Mais l’action de Knutzen sur Kant veut être étudiée de plus près et dans le détail : ce n’est pas seulement l’esprit général, ce sont les études et les œuvres mêmes de Kant, qui témoignent en faveur de cette influence.

Le goût des mathématiques et de la physique, que Kant devait à Knutzen et sans doute aussi à Teske, un collègue de ce dernier et, comme lui, un ami de Schultz, s’accuse dès le traité sur « la véritable mesure de forces vives », que Kant publia l’année même où il terminait ses études à l’Université. La question sur laquelle roule l’ouvrage devait avoir été discutée dans les leçons de Knutzen : elle intéressait directement la théorie de l’influx physique. L’analyse des lois du choc, pour les corps élastiques et non élastiques, est évidemment inspirée par Knutzen. C’est à ce dernier enfin qu’il est fait allusion dans le passage suivant : « Il n’a manqué à un pénétrant écrivain, pour triompher complètement de l’harmonie préétablie par sa théorie de l’influx physique, que d’avoir évité la petite confusion dont notre remarque permet de se tirer aisément[1]. »

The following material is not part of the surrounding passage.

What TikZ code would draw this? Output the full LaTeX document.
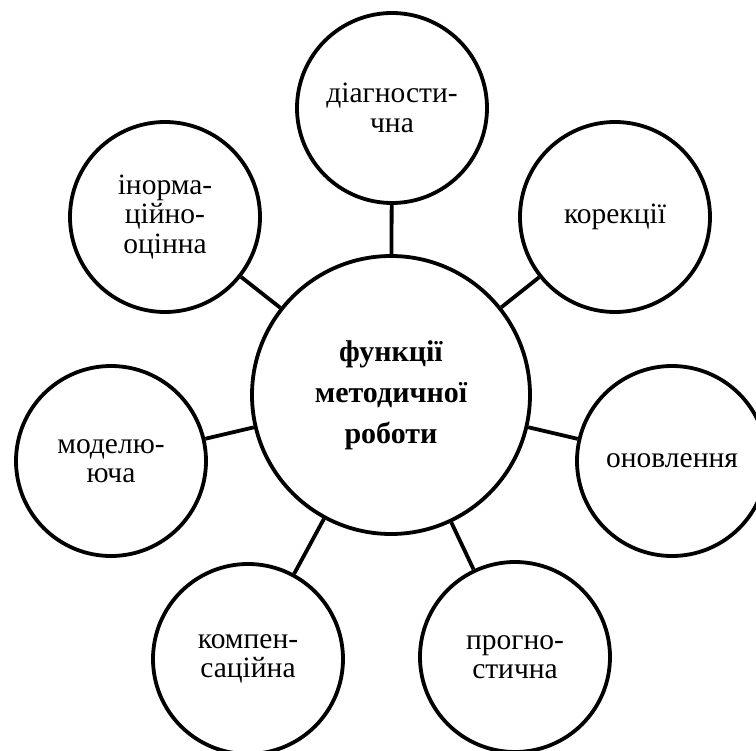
\documentclass[tikz,border=0pt]{standalone}
\usepackage{fontspec}
\setmainfont{Liberation Serif}
\IfFontExistsTF{LiberationSerif-Regular.ttf}
  {\newfontfamily\tnr{LiberationSerif-Regular.ttf}\newcommand\satsize{\fontsize{29.5}{29.5}\selectfont}}
  {\newfontfamily\tnr{DejaVu Serif}\newcommand\satsize{\fontsize{24}{29}\selectfont}}
\begin{document}
\begin{tikzpicture}[x=1pt,y=-1pt,
 sat/.style={circle,draw,line width=3.8pt,minimum size=190pt,inner sep=0pt,align=center,font=\tnr\satsize},
 hub/.style={circle,draw,line width=3.8pt,minimum size=278pt,inner sep=0pt,align=center,font=\fontsize{30}{41}\selectfont\bfseries},
 link/.style={line width=3.8pt}]
\useasboundingbox (0,0) rectangle (756,751);
\clip (0,0) rectangle (756,751);
\node[hub] (main) at (391,395) {функції\\методичної\\роботи};
\node[sat] (diag) at (392,108) {діагности-\\чна};
\node[sat] (info) at (165,217) {інорма-\\ційно-\\оцінна};
\node[sat] (kor) at (615,217) {корекції};
\node[sat] (mod) at (111,461) {моделю-\\юча};
\node[sat] (onov) at (672,461) {оновлення};
\node[sat] (komp) at (248,659) {компен-\\саційна};
\node[sat] (progn) at (515,657) {прогно-\\стична};
\foreach \s in {diag,info,kor,mod,onov,komp,progn}
  \draw[link] (main) -- (\s);
\end{tikzpicture}
\end{document}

« L’histoire naturelle du ciel » de 1755, consacrée tout entière à la glorification des principes de Newton, suffit à montrer combien l’élève avait hérité du culte du maître pour le physicien anglais. Il n’est pas jusqu’à la forme extérieure des thèses de doctorat, « Principiorum primorum cognitionis metaphysicæ nova dilucidatio »,

  1. B. Erdmann, Martin Knulzen, 113.